McLean County Judge-Executive Curtis Dame announced that information regarding a confirmed COVID-19 case in the county was mistaken, there are no positive cases of the virus in McLean as of yet.
Dame previously took to Facebook Saturday to announce that a COVID-19 case had been confirmed in the county, according to the Green River District Health Department. On Tuesday, however, he announced that while reporting to the state health department, GRDHD discovered an error in the case reported on Saturday and immediately contacted the medical provider that reported the case.
After reviewing the patient’s records, the health provider determined that the test was actually negative, Dame said.
While the county does not have any confirmed cases as of yet, Dame and GRDHD public health director Clay Horton said it is only a matter of time.

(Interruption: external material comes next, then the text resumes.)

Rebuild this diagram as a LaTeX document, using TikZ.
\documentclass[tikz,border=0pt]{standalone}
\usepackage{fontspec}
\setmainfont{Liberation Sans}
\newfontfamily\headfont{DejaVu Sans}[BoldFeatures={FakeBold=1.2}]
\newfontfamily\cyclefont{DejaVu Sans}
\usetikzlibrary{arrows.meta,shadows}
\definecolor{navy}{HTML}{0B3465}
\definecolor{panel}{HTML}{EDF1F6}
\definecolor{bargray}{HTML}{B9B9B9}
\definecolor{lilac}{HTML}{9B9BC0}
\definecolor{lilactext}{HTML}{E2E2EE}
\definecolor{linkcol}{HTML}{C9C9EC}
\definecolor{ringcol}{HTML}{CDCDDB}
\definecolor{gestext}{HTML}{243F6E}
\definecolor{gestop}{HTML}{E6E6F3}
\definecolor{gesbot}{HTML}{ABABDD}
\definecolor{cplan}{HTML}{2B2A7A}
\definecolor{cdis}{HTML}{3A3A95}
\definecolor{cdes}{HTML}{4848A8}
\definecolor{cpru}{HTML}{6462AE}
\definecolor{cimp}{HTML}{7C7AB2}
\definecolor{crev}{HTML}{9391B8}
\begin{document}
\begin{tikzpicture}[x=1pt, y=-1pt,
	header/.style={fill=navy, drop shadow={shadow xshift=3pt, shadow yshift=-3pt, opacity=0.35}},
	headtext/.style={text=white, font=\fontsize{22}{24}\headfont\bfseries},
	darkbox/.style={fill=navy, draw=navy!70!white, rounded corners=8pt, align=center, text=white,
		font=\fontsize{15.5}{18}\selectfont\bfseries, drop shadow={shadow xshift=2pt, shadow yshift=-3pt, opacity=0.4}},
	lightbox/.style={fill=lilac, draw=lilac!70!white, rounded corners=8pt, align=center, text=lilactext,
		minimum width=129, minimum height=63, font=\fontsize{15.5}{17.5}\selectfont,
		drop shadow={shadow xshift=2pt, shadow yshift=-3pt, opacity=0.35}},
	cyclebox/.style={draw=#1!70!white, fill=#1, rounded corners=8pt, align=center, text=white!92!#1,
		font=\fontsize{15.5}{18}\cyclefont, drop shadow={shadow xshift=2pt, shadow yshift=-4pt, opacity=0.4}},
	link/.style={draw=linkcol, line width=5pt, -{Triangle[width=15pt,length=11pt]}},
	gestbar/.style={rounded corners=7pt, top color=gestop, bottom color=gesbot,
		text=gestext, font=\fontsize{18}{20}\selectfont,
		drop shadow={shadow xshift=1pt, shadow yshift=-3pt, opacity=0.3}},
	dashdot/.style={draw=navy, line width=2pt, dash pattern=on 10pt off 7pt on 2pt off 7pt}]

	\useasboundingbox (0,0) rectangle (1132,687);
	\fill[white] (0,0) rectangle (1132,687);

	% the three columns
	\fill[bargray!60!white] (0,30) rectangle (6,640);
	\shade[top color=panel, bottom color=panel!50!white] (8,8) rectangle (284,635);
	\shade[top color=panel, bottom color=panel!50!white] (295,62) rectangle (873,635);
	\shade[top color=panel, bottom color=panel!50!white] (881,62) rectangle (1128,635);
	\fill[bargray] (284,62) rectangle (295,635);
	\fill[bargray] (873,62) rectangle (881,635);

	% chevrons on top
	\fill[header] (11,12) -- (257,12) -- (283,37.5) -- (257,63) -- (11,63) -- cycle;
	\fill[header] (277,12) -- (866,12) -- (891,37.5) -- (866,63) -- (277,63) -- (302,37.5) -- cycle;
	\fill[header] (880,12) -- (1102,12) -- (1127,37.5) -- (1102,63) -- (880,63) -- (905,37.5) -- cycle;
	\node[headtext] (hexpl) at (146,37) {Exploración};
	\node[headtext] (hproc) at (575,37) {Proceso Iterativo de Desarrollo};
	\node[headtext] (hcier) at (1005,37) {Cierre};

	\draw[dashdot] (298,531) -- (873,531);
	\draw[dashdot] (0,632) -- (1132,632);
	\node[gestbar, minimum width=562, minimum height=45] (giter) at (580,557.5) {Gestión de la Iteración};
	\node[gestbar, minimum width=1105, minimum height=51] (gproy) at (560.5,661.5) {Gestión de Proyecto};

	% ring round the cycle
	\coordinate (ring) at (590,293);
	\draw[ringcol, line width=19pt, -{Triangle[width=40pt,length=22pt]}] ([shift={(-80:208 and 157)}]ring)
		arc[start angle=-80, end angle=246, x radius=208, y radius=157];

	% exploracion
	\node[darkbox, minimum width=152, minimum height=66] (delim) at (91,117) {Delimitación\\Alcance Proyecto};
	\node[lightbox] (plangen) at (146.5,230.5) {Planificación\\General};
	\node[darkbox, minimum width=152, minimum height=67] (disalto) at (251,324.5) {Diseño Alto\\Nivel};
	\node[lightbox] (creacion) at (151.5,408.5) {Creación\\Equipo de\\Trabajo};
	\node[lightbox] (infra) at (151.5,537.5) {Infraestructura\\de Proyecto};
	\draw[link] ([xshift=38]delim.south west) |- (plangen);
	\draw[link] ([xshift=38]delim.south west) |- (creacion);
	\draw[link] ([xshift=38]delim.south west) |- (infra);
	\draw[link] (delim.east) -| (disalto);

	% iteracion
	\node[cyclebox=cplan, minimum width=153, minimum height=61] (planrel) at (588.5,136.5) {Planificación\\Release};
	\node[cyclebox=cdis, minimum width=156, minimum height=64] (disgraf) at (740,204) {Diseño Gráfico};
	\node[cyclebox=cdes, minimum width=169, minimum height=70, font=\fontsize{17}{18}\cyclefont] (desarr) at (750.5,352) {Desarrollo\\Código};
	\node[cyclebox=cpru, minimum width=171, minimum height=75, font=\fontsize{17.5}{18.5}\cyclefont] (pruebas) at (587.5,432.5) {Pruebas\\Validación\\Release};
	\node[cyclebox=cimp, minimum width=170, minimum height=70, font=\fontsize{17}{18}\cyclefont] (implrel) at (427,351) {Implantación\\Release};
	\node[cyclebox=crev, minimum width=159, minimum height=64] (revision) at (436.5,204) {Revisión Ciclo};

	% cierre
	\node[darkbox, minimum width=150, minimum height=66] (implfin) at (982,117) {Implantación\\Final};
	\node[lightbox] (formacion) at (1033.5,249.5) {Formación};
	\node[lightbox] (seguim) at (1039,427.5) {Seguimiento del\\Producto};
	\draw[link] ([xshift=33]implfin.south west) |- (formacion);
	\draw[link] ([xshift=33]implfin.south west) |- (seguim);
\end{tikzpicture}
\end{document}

“I undoubtedly believe that McLean County will have a confirmed case eventually or, in all actuality, may have individuals that are asymptomatic, meaning that those individuals may not actively show symptoms, but actually be a carrier for the virus,” Dame said on Tuesday. “This statement is not to cause panic, but rather, to hit home on the point to continue safety precautions at this time.”

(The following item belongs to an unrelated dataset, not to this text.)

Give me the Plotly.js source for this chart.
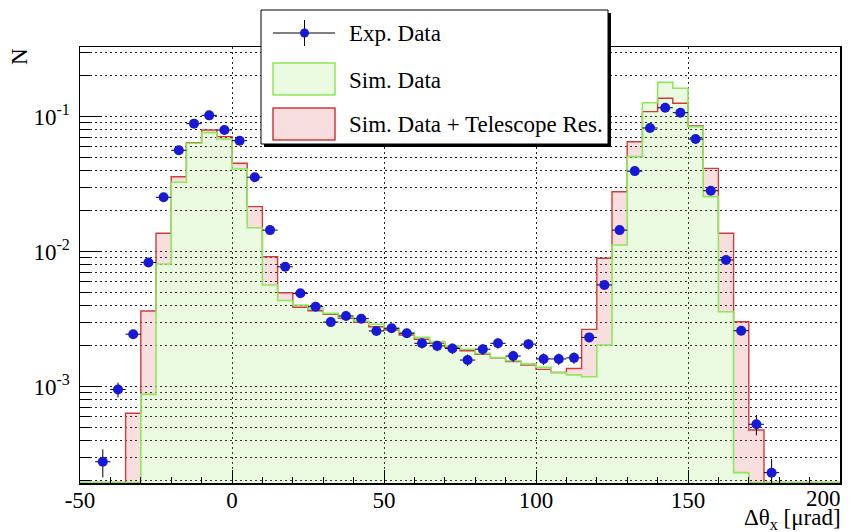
<!DOCTYPE html>
<html>
<head>
<meta charset="utf-8">
<script src="https://cdn.plot.ly/plotly-3.0.1.min.js"></script>
<style>html,body{margin:0;padding:0;background:#fff;}#chart{width:859px;height:532px;}</style>
</head>
<body>
<div id="chart"></div>
<script>
// Bin centres (5 µrad bins)
const binCentres = [-42.5,-37.5,-32.5,-27.5,-22.5,-17.5,-12.5,-7.5,-2.5,
  2.5,7.5,12.5,17.5,22.5,27.5,32.5,37.5,42.5,47.5,52.5,57.5,62.5,67.5,72.5,77.5,82.5,87.5,92.5,97.5,
  102.5,107.5,112.5,117.5,122.5,127.5,132.5,137.5,142.5,147.5,152.5,157.5,162.5,167.5,172.5,177.5];

// Experimental data
const expData = [2.77e-4,9.5e-4,2.44e-3,8.3e-3,0.0252,0.0562,0.0885,0.102,0.0794,
  0.0662,0.0355,0.0144,0.0077,0.0049,0.0039,0.0030,0.00333,0.00318,0.00258,0.00270,0.00248,0.00209,0.00200,0.00191,0.00157,0.00189,0.00209,0.00168,0.00206,
  0.00160,0.00160,0.00163,0.00231,0.00565,0.0144,0.0394,0.0822,0.116,0.1067,0.0681,0.0282,0.00865,0.00259,0.000525,0.00023];
const expErr = [6.5e-5,1.2e-4,1.9e-4,3.6e-4,6.2e-4,9.3e-4,1.17e-3,1.25e-3,1.1e-3,
  1.0e-3,7.4e-4,4.7e-4,3.4e-4,2.7e-4,2.45e-4,2.15e-4,2.26e-4,2.2e-4,2.0e-4,2.04e-4,1.95e-4,1.79e-4,1.75e-4,1.71e-4,1.55e-4,1.7e-4,1.79e-4,1.6e-4,1.78e-4,
  1.57e-4,1.57e-4,1.58e-4,1.88e-4,2.95e-4,4.7e-4,7.8e-4,1.12e-3,1.34e-3,1.28e-3,1.02e-3,6.6e-4,3.65e-4,2.0e-4,9.0e-5,6.0e-5];

// Simulated data
const simData = [0,0,0,8.75e-4,8.07e-3,0.0326,0.0633,0.0759,0.0681,
  0.0408,0.0150,0.00565,0.00433,0.00402,0.00375,0.00348,0.00326,0.00306,0.00289,0.00270,0.00251,0.00231,0.00215,0.00200,0.00189,0.00176,0.00164,0.00155,0.00147,
  0.00139,0.00127,0.00122,0.00118,0.00203,0.01117,0.0504,0.1265,0.179,0.1617,0.0840,0.0255,0.00358,0.00023,0,0];

// Simulated data + telescope resolution
const simTelData = [0,0,6.33e-4,3.62e-3,0.01365,0.0358,0.0640,0.0794,0.0709,
  0.0450,0.0215,0.00914,0.00495,0.00386,0.00364,0.00343,0.00320,0.00299,0.00277,0.00262,0.00241,0.00224,0.00209,0.00195,0.00184,0.00173,0.00163,0.00153,0.00144,
  0.00134,0.00127,0.00136,0.00265,0.00891,0.0277,0.0650,0.1086,0.1364,0.1253,0.0851,0.0413,0.01365,0.00302,0.000476,0];

// Axis ticks
const xTickVals = [-50,0,50,100,150,200];
const xTickText = ['-50','0','50','100','150',''];
const yTickVals = [2e-4,3e-4,4e-4,5e-4,6e-4,7e-4,8e-4,9e-4,
  1e-3,2e-3,3e-3,4e-3,5e-3,6e-3,7e-3,8e-3,9e-3,
  1e-2,2e-2,3e-2,4e-2,5e-2,6e-2,7e-2,8e-2,9e-2,
  1e-1,2e-1,3e-1];
const yMajorVals = [1e-3,1e-2,1e-1];
const yMajorText = ['10<sup>-3</sup>','10<sup>-2</sup>','10<sup>-1</sup>'];

const xRange = [-50,200];
const yRangeLog = [-3.7148,-0.4852];

const FONT = '"Liberation Serif", "Times New Roman", serif';
const FS = 23;
const floorVal = Math.pow(10, yRangeLog[0] + 0.004);
const halfW = (binCentres[1]-binCentres[0])/2;

function stepPath(vals){
  const xs=[xRange[0]], ys=[floorVal];
  vals.forEach((v,i)=>{
    const yv = v>0 ? v : floorVal;
    xs.push(binCentres[i]-halfW, binCentres[i]+halfW);
    ys.push(yv, yv);
  });
  xs.push(xRange[1]); ys.push(floorVal);
  return {x:xs, y:ys};
}

const green = stepPath(simData);
const red = stepPath(simTelData);
const upper = stepPath(simTelData.map((v,i)=>Math.max(v, simData[i])));
const pinkX = upper.x.concat(green.x.slice().reverse());
const pinkY = upper.y.concat(green.y.slice().reverse());

const ticktext = yTickVals.map(v=>{
  const k = yMajorVals.indexOf(v);
  return k>=0 ? yMajorText[k] : '';
});

const traces = [
  {x:green.x, y:green.y, mode:'lines', fill:'toself', fillcolor:'rgba(120,225,60,0.15)',
   line:{width:0}, hoverinfo:'skip', showlegend:false, xaxis:'x', yaxis:'y'},
  {x:pinkX, y:pinkY, mode:'lines', fill:'toself', fillcolor:'rgba(215,60,60,0.17)',
   line:{width:0}, hoverinfo:'skip', showlegend:false, xaxis:'x', yaxis:'y'},
  {x:red.x, y:red.y, mode:'lines', line:{color:'#d03c3c', width:1.4},
   hoverinfo:'skip', showlegend:false, xaxis:'x', yaxis:'y2', name:'Sim. Data + Telescope Res.'},
  {x:green.x, y:green.y, mode:'lines', line:{color:'#8ee85a', width:1.6},
   hoverinfo:'skip', showlegend:false, xaxis:'x', yaxis:'y2', name:'Sim. Data'},
  {x:binCentres, y:expData, mode:'markers', name:'Exp. Data', xaxis:'x', yaxis:'y2',
   marker:{color:'#1818d8', size:10},
   error_y:{type:'data', array:expErr, visible:true, color:'#000', thickness:1, width:0},
   error_x:{type:'constant', value:halfW, visible:true, color:'#000', thickness:1, width:0},
   showlegend:false}
];

// Legend helpers (paper coordinates from pixel positions)
const PL=80, PT=47, PW=760, PH=436;
const px = v => (v-PL)/PW;
const py = v => (PT+PH-v)/PH;

const shapes = [
  {type:'rect', xref:'paper', yref:'paper', x0:px(264), x1:px(611), y0:py(147), y1:py(13), fillcolor:'#000', line:{width:0}, layer:'above'},
  {type:'rect', xref:'paper', yref:'paper', x0:px(261), x1:px(608), y0:py(144), y1:py(10), fillcolor:'#fff', line:{color:'#000', width:1}, layer:'above'},
  {type:'line', xref:'paper', yref:'paper', x0:px(273), x1:px(335), y0:py(33), y1:py(33), line:{color:'#000', width:1}, layer:'above'},
  {type:'line', xref:'paper', yref:'paper', x0:px(304.5), x1:px(304.5), y0:py(20), y1:py(46), line:{color:'#000', width:1}, layer:'above'},
  {type:'circle', xref:'paper', yref:'paper', x0:px(300), x1:px(309), y0:py(37.5), y1:py(28.5), fillcolor:'#1818d8', line:{color:'#1818d8', width:0}, layer:'above'},
  {type:'rect', xref:'paper', yref:'paper', x0:px(273), x1:px(335), y0:py(95), y1:py(63), fillcolor:'rgba(120,225,60,0.15)', line:{color:'#8ee85a', width:1.5}, layer:'above'},
  {type:'rect', xref:'paper', yref:'paper', x0:px(273), x1:px(335), y0:py(140), y1:py(108), fillcolor:'rgba(215,60,60,0.17)', line:{color:'#d03c3c', width:1.5}, layer:'above'}
];

const annotations = [
  {xref:'paper', yref:'paper', x:px(347), y:py(33), xanchor:'left', yanchor:'middle', text:'Exp. Data', showarrow:false, font:{family:FONT, size:FS, color:'#000'}},
  {xref:'paper', yref:'paper', x:px(347), y:py(80), xanchor:'left', yanchor:'middle', text:'Sim. Data', showarrow:false, font:{family:FONT, size:FS, color:'#000'}},
  {xref:'paper', yref:'paper', x:px(347), y:py(124), xanchor:'left', yanchor:'middle', text:'Sim. Data + Telescope Res.', showarrow:false, font:{family:FONT, size:FS, color:'#000'}},
  {xref:'paper', yref:'paper', x:px(20), y:py(57), xanchor:'center', yanchor:'middle', text:'N', textangle:-90, showarrow:false, font:{family:FONT, size:FS, color:'#000'}},
  {xref:'paper', yref:'paper', x:px(843), y:py(519), xanchor:'right', yanchor:'middle', text:'Δθ<sub>x</sub> [μrad]', showarrow:false, font:{family:FONT, size:FS, color:'#000'}},
  {xref:'x', yref:'paper', x:xTickVals[5], y:py(484), xanchor:'right', yanchor:'top', xshift:3, text:'200', showarrow:false, font:{family:FONT, size:FS, color:'#000'}}
];

const gridStyle = {showgrid:true, gridcolor:'#222', gridwidth:1, griddash:'2px,3px'};

const layout = {
  width:859, height:532,
  margin:{l:80, r:19, t:47, b:49, pad:0},
  paper_bgcolor:'#fff', plot_bgcolor:'#fff',
  showlegend:false,
  font:{family:FONT, size:FS, color:'#000'},
  xaxis:Object.assign({
    range:xRange, tickmode:'array', tickvals:xTickVals, ticktext:xTickText,
    ticks:'inside', ticklen:13, tickwidth:1, tickcolor:'#000',
    minor:{tickmode:'linear', tick0:-50, dtick:10, ticks:'inside', ticklen:6, tickcolor:'#000', showgrid:false},
    showline:true, linecolor:'#000', linewidth:1.5, mirror:true, zeroline:false,
    tickfont:{family:FONT, size:FS, color:'#000'}, ticklabelstandoff:-4
  }, gridStyle),
  yaxis:Object.assign({
    type:'log', range:yRangeLog, tickmode:'array', tickvals:yTickVals, ticktext:ticktext,
    ticks:'inside', ticklen:10, tickwidth:1, tickcolor:'#000',
    showline:true, linecolor:'#000', linewidth:1.5, mirror:true, zeroline:false,
    tickfont:{family:FONT, size:FS, color:'#000'}, ticklabelstandoff:4
  }, gridStyle),
  yaxis2:{
    type:'log', range:yRangeLog, overlaying:'y', anchor:'x', side:'left',
    tickmode:'array', tickvals:yMajorVals, ticks:'inside', ticklen:22, tickwidth:1, tickcolor:'#000',
    showticklabels:false, showgrid:false, showline:false, zeroline:false
  },
  shapes:shapes,
  annotations:annotations
};

Plotly.newPlot('chart', traces, layout, {displayModeBar:false, staticPlot:true});
</script>
</body>
</html>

Dame said he has already dispatched local health department officials to several local businesses that have been reluctant to follow state mandates regarding restricted business operations. He said county parks and recreational services will remain closed while McLean is under a state of emergency.
“This is a serious event, an event that I hope we look back on as McLean Countians and not have regrets as to why we did not practice social distancing and follow the rules and guidance of our governor, regardless of what party you’re from,” Dame said.
As of 5 p.m. Tuesday, March 31, Gov. Andy Beshear announced 114 newly confirmed cases of COVID-19 in Kentucky. Seven new deaths related to the virus were reported on Tuesday as well, bringing the toll to 18 deaths in the state so far.
“None of us know exactly how widespread this is going to get. But what we do know is, whatever that amount is, we can reduce it by what we’re doing right now,” Beshear said in a press release. “I know uncertainty is the hardest part of this. It is. It’s the hardest part of planning. It’s the hardest part in living. It’s the hardest part of staying strong.”